Senza addentrarci nei tecnicismi, di fatto è un rinvio di deduzioni – o un anticipo di imposte – che potrebbero essere recuperate però nel tempo (e l’assenza di reazioni forti dei soggetti colpiti potrebbe essere un segnale in tal senso). Non ha quella chiarezza e correttezza giuridica, per dire, dell’eurotassa del governo Prodi nel 1996, già dalla sua configurazione: si presenta come un contributo, oggetto però di una contrattazione giunta al termine di un tira e molla di due anni, che forse poteva essere chiuso prima e con maggior chiarezza reciproca.

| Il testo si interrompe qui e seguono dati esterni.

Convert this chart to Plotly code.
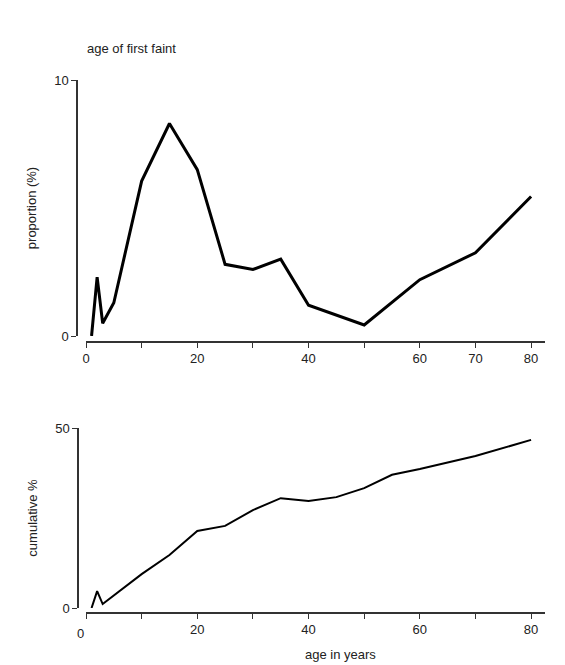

Senza contare che occorrerà vigilare sulla tentazione, sempre presente, di rivalersi poi sui costi addossati ai clienti. Come da valutare è la stretta sulle spese dei ministeri e degli enti pubblici, positiva come annuncio, ma di cui andrà soppesata la ricaduta finale.

Mentre sulle pensioni, dopo aver già ripudiato le anacronistiche tentazioni di pensioni anticipate, stavolta sono stati riposti nel cassetto i sogni di assegni minimi aumentati. Mentre la vicina Francia si dibatte in questi giorni con una manovra ben più dura, da 60 miliardi, da noi – archiviati ormai da tempo i propositi “rivoluzionari” di andare contro i diktat europei – il governo Meloni, che oggi strizza l’occhio ai “tecnocrati” di Bruxelles un tempo stigmatizzati, si muove in una terra di mezzo fra il rigore evocato e la tentazione di accontentare ancora, qua e là, qualche tipologia di cittadini.

Rimandando a tempi eventualmente peggiori, se non direttamente al prossimo governo nel 2027, i sacrifici veri, quelli visti come il mezzo più sicuro per perdere voti, eppure necessari per tentare almeno di coniugare il risanamento finanziario e un rilancio dello sviluppo. E di misurare la distanza fra governare il presente e l’avere un disegno strategico. Qualcun altro, prima o poi, dovrà metterci mano.